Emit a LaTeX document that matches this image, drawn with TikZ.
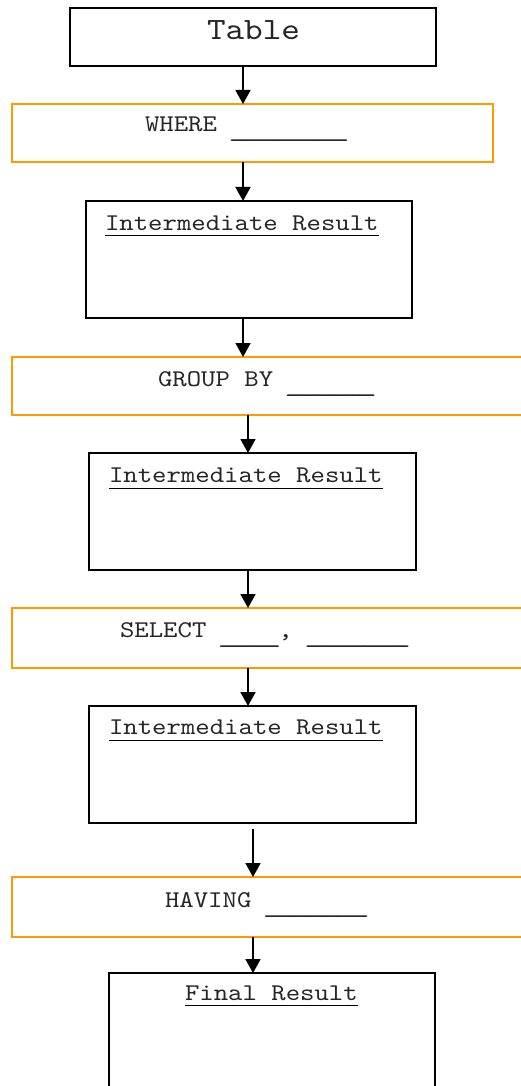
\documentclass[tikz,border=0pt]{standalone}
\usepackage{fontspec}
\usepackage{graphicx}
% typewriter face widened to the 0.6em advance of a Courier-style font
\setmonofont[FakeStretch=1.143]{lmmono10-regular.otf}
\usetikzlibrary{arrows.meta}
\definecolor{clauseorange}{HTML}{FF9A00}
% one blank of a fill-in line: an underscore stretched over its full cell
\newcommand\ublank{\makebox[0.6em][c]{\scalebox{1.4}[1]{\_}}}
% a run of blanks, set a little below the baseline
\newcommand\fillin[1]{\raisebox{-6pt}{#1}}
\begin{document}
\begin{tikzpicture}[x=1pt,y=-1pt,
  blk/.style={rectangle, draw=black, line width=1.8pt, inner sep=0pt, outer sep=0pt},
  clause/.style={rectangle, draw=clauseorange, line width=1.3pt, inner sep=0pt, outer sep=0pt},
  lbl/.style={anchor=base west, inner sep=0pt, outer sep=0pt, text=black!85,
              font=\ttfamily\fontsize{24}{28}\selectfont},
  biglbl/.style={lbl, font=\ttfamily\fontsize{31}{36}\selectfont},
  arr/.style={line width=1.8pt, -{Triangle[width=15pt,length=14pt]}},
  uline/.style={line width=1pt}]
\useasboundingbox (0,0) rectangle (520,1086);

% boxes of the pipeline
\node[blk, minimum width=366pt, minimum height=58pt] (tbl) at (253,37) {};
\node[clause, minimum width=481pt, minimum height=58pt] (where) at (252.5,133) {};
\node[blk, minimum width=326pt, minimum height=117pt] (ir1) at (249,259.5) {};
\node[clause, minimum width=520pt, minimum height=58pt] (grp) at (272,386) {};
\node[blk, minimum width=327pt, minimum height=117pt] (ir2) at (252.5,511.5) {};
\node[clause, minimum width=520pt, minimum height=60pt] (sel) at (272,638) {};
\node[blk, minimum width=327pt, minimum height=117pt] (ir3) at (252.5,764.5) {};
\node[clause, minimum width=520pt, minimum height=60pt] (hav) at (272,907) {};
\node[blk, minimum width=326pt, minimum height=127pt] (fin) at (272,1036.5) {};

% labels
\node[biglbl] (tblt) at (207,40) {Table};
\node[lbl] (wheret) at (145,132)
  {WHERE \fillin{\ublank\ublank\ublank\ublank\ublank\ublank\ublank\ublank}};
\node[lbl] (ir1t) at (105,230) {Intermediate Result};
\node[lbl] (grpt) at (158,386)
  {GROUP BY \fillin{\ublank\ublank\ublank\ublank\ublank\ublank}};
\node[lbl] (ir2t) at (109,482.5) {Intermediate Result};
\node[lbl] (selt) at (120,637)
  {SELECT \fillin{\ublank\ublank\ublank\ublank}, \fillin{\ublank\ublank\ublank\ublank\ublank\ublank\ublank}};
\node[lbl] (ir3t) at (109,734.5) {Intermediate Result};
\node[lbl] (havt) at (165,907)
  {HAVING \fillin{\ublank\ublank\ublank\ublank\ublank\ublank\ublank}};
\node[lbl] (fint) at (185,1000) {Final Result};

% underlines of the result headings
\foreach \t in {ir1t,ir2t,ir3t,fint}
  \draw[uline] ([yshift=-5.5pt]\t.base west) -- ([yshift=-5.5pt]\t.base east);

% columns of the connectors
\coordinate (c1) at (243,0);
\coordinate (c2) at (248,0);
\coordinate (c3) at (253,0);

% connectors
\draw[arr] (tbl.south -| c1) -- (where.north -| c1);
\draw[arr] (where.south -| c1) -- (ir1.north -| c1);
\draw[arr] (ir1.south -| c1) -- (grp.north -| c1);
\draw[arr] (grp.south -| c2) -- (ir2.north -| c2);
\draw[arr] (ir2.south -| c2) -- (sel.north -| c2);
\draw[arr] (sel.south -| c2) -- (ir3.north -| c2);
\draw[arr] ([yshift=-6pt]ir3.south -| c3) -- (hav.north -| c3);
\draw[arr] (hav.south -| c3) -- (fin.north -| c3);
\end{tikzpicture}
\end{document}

━━━━━━━━━━━━━━━━━━━━━━━━━━━━━━

- _WHAT THIS TASK INVOLVES_
Begin at the top of the material above and output each line exactly, stopping after the line that holds "(0,0) rectangle (520,1086);". Leave out pictures.

- _RESULT OF THIS EXERCISE_
Emit a LaTeX document that matches this image, drawn with TikZ.
\documentclass[tikz,border=0pt]{standalone}
\usepackage{fontspec}
\usepackage{graphicx}
% typewriter face widened to the 0.6em advance of a Courier-style font
\setmonofont[FakeStretch=1.143]{lmmono10-regular.otf}
\usetikzlibrary{arrows.meta}
\definecolor{clauseorange}{HTML}{FF9A00}
% one blank of a fill-in line: an underscore stretched over its full cell
\newcommand\ublank{\makebox[0.6em][c]{\scalebox{1.4}[1]{\_}}}
% a run of blanks, set a little below the baseline
\newcommand\fillin[1]{\raisebox{-6pt}{#1}}
\begin{document}
\begin{tikzpicture}[x=1pt,y=-1pt,
  blk/.style={rectangle, draw=black, line width=1.8pt, inner sep=0pt, outer sep=0pt},
  clause/.style={rectangle, draw=clauseorange, line width=1.3pt, inner sep=0pt, outer sep=0pt},
  lbl/.style={anchor=base west, inner sep=0pt, outer sep=0pt, text=black!85,
              font=\ttfamily\fontsize{24}{28}\selectfont},
  biglbl/.style={lbl, font=\ttfamily\fontsize{31}{36}\selectfont},
  arr/.style={line width=1.8pt, -{Triangle[width=15pt,length=14pt]}},
  uline/.style={line width=1pt}]
\useasboundingbox (0,0) rectangle (520,1086);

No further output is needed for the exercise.